Experiment configuration files are stored in configs/experiment/ and provide a way to group parameter overrides.

Here's an example experiment configuration file:

# configs/experiment/transformer_ssl.yaml
# @package _global_

defaults:
  - override /model/event_encoder: mlp.yaml
  - override /model/sequence_encoder: transformer.yaml
  - override /trainer: default.yaml
  - override /model: default.yaml
  - override /callbacks: default.yaml
  - _self_

tags: ["transformer", "ssl"]

seed: 12345

trainer:
  max_epochs: 100
  gradient_clip_val: 0.5

model:
  optimizer:
    lr: 1.0e-4
    weight_decay: 0.01

Key things to note:

  1. # @package _global_: This indicates that the configuration should be merged at the global level
  2. defaults: Specifies which configurations to use as defaults
  3. override /path/to/config: Overrides a specific configuration
  4. _self_: Ensures that the current file's configurations are applied after all others

Running an Experiment

To run an experiment:

python src/train.py experiment=transformer_ssl

This will use the configuration defined in configs/experiment/transformer_ssl.yaml.

Extending an Experiment

You can extend an experiment by overriding its parameters:

python src/train.py experiment=transformer_ssl trainer.max_epochs=200

This will use the transformer_ssl experiment configuration with the maximum epochs set to 200.

Debugging

Debug Mode

You can run in debug mode to speed up debugging:

python src/train.py debug=true

This will typically: - Run on a smaller dataset - Use fewer epochs - Disable certain features like logging

Experiment Tracking

Logging and Output

When you run an experiment, Hydra creates an output directory for that run:

outputs/
└── 2023-06-15/
    └── 12-34-56/
        ├── .hydra/
        │   ├── config.yaml
        │   ├── hydra.yaml
        │   └── overrides.yaml
        ├── checkpoints/
        └── logs/

The .hydra/ directory contains the full configuration that was used for the run.

Tags

You can add tags to your experiments:

# configs/experiment/transformer_ssl.yaml
tags: ["transformer", "ssl"]

Or via the command line:

python src/train.py tags="[transformer, ssl]"

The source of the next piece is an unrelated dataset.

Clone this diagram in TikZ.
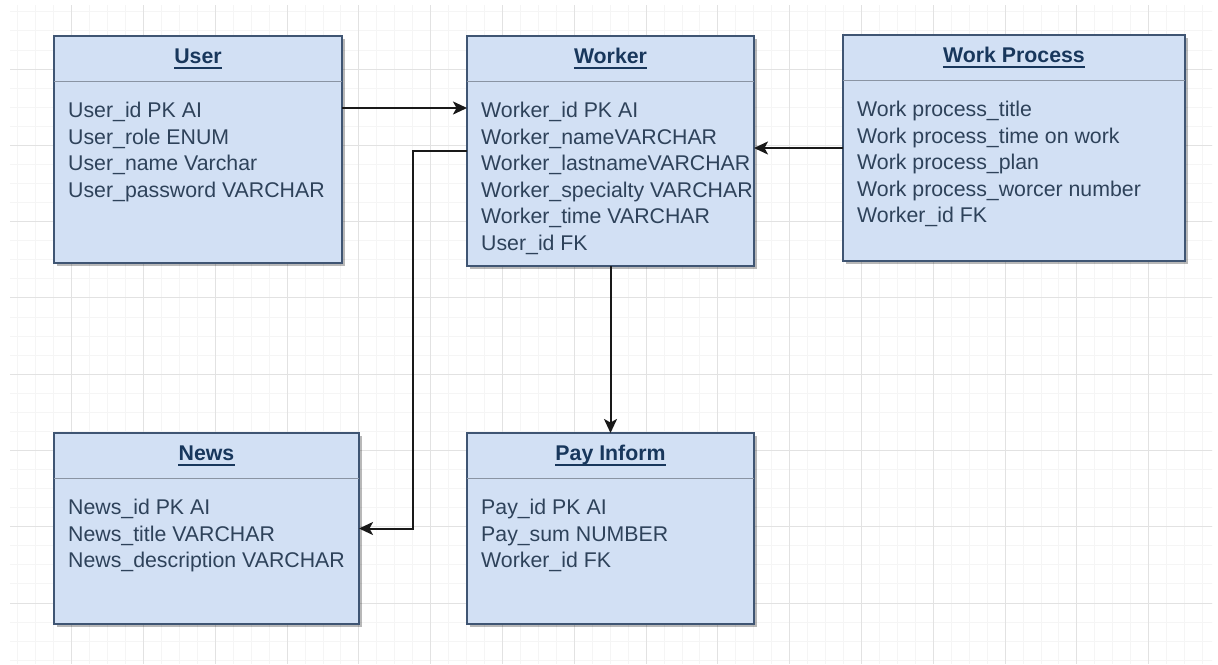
\documentclass[tikz,border=0pt]{standalone}
\usepackage{fontspec}
\setmainfont{Liberation Sans}
\usetikzlibrary{arrows.meta,shadows,calc}
\definecolor{boxfill}{HTML}{D2E0F4}
\definecolor{boxline}{HTML}{3F5573}
\definecolor{sepline}{HTML}{8A94A3}
\definecolor{fieldtext}{HTML}{2E425A}
\definecolor{titletext}{HTML}{18375C}
\definecolor{gridmajor}{HTML}{E2E2E2}
\definecolor{gridminor}{HTML}{F5F5F5}
\tikzset{
  entity/.style={draw=boxline, line width=2.2pt, fill=boxfill, inner sep=0pt, outer sep=0pt,
    drop shadow={shadow xshift=3pt, shadow yshift=-3pt, fill=black, opacity=0.28}},
  sepstyle/.style={draw=sepline, line width=1.5pt},
  titlestyle/.style={inner sep=0pt, text=titletext, font=\fontsize{21.3}{26.6}\selectfont\bfseries},
  ulstyle/.style={draw=titletext, line width=1.8pt},
  fieldstyle/.style={inner sep=0pt, text=fieldtext, font=\fontsize{21.3}{26.6}\selectfont},
  conn/.style={draw=black!90, line width=2pt, -{Stealth[length=14pt,width=13pt,inset=3.5pt]}},
  gminor/.style={draw=gridminor, line width=0.8pt},
  gmajor/.style={draw=gridmajor, line width=1pt},
}
\newcommand\erbox[7]{%
  \node[entity, minimum width=#4pt, minimum height=#5pt, anchor=north west] (#1) at (#2,#3) {};
  \draw[sepstyle] ([yshift=-45.5pt]#1.north west) -- ([yshift=-45.5pt]#1.north east);
  \node[titlestyle, anchor=base] (#1-title) at ([yshift=-27.5pt]#1.north) {#6};
  \draw[ulstyle] ([yshift=-4.5pt]#1-title.base west) -- ([yshift=-4.5pt]#1-title.base east);
  \foreach \f [count=\i] in {#7} {
    \pgfmathsetmacro\dy{-81.5-26.6*(\i-1)}
    \node[fieldstyle, anchor=base west] (#1-f\i) at ([xshift=14pt,yshift=\dy pt]#1.north west) {\f};
  }
}
\begin{document}
\begin{tikzpicture}[x=1pt,y=-1pt]
\useasboundingbox (0,0) rectangle (1218,664);
\fill[white] (0,0) rectangle (1218,664);
% grid
\begin{scope}
  \clip (10,5) rectangle (1212,664);
  \foreach \k in {-4,...,64} \draw[gminor] ({71.6+17.95*\k},0) -- ({71.6+17.95*\k},664);
  \foreach \k in {-4,...,36} \draw[gminor] (0,{69+19.07*\k}) -- (1218,{69+19.07*\k});
  \foreach \k in {-1,...,16} \draw[gmajor] ({71.6+71.8*\k},0) -- ({71.6+71.8*\k},664);
  \foreach \k in {-1,...,9} \draw[gmajor] (0,{69+76.3*\k}) -- (1218,{69+76.3*\k});
\end{scope}
% entities
\erbox{user}{54}{36}{288}{227}{User}{User\_id PK AI,User\_role ENUM,User\_name Varchar,User\_password VARCHAR}
\erbox{worker}{467}{36}{287}{230}{Worker}{Worker\_id PK AI,Worker\_nameVARCHAR,Worker\_lastnameVARCHAR,Worker\_specialty VARCHAR,Worker\_time VARCHAR,User\_id FK}
\erbox{wp}{843}{35}{342}{226}{Work Process}{Work process\_title,Work process\_time on work,Work process\_plan,Work process\_worcer number,Worker\_id FK}
\erbox{news}{54}{433}{305}{191}{News}{News\_id PK AI,News\_title VARCHAR,News\_description VARCHAR}
\erbox{pay}{467}{433}{287}{191}{Pay Inform}{Pay\_id PK AI,Pay\_sum NUMBER,Worker\_id FK}
% connectors
\draw[conn] ([yshift=-72pt]user.north east) -- ([yshift=-72pt]user.north east -| worker.west);
\draw[conn] (wp.west) -- (wp.west -| worker.east);
\draw[conn] (worker.west) -- ++(-54,0) |- (news.east);
\draw[conn] (worker.south) -- (pay.north);
\end{tikzpicture}
\end{document}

These tags can be used for filtering and grouping experiments.

Parameter Sweeps

Hydra allows you to perform parameter sweeps by specifying multiple values for a parameter.

Basic Sweep

python src/train.py -m model.optimizer.lr=1e-3,1e-4,1e-5

This will run three experiments with different learning rates.

Multi-Parameter Sweep

python src/train.py -m model.optimizer.lr=1e-3,1e-4 model.optimizer.weight_decay=0.01,0.001

This will run 4 experiments (2 learning rates × 2 weight decay values).

Sweep with Experiment

python src/train.py -m experiment=transformer_ssl,s4_ssl

This will run both the transformer_ssl and s4_ssl experiments.

Advanced Configuration

Using Environment Variables

You can use environment variables in your configurations:

data:
  path: ${oc.env:DATA_PATH,/default/path}

This will use the DATA_PATH environment variable if it exists, or fall back to /default/path.

Using Interpolation

You can reference other configuration values:

model:
  input_dim: 64
  hidden_dim: ${model.input_dim}  # References input_dim

Dynamic Default Values

You can compute default values based on other parameters:

model:
  input_dim: 64
  hidden_dim: ${eval:2 * ${model.input_dim}}  # Dynamic computation

Best Practices

Naming Conventions

  1. Use descriptive names for experiment files
  2. Group related parameters together
  3. Use consistent naming across configurations

Configuration Structure

  1. Keep configuration files small and focused
  2. Use defaults for common parameters
  3. Override only what's necessary

Experiment Management

  1. Use meaningful tags for experiments
  2. Add a brief description in the experiment file
  3. Document key parameter choices

Typical Workflow

  1. Start with an existing experiment: python src/train.py experiment=transformer_ssl
  2. Make modifications via the command line: python src/train.py experiment=transformer_ssl model.optimizer.lr=1e-5
  3. If the modifications work well, create a new experiment file
  4. Run parameter sweeps to find optimal values: python src/train.py -m experiment=my_new_experiment model.optimizer.lr=1e-3,1e-4,1e-5

Conclusion

Hydra provides a powerful way to configure and track experiments in Tabular SSL. By using experiment configuration files, command-line overrides, and parameter sweeps, you can efficiently explore the parameter space and find the best configurations for your specific task.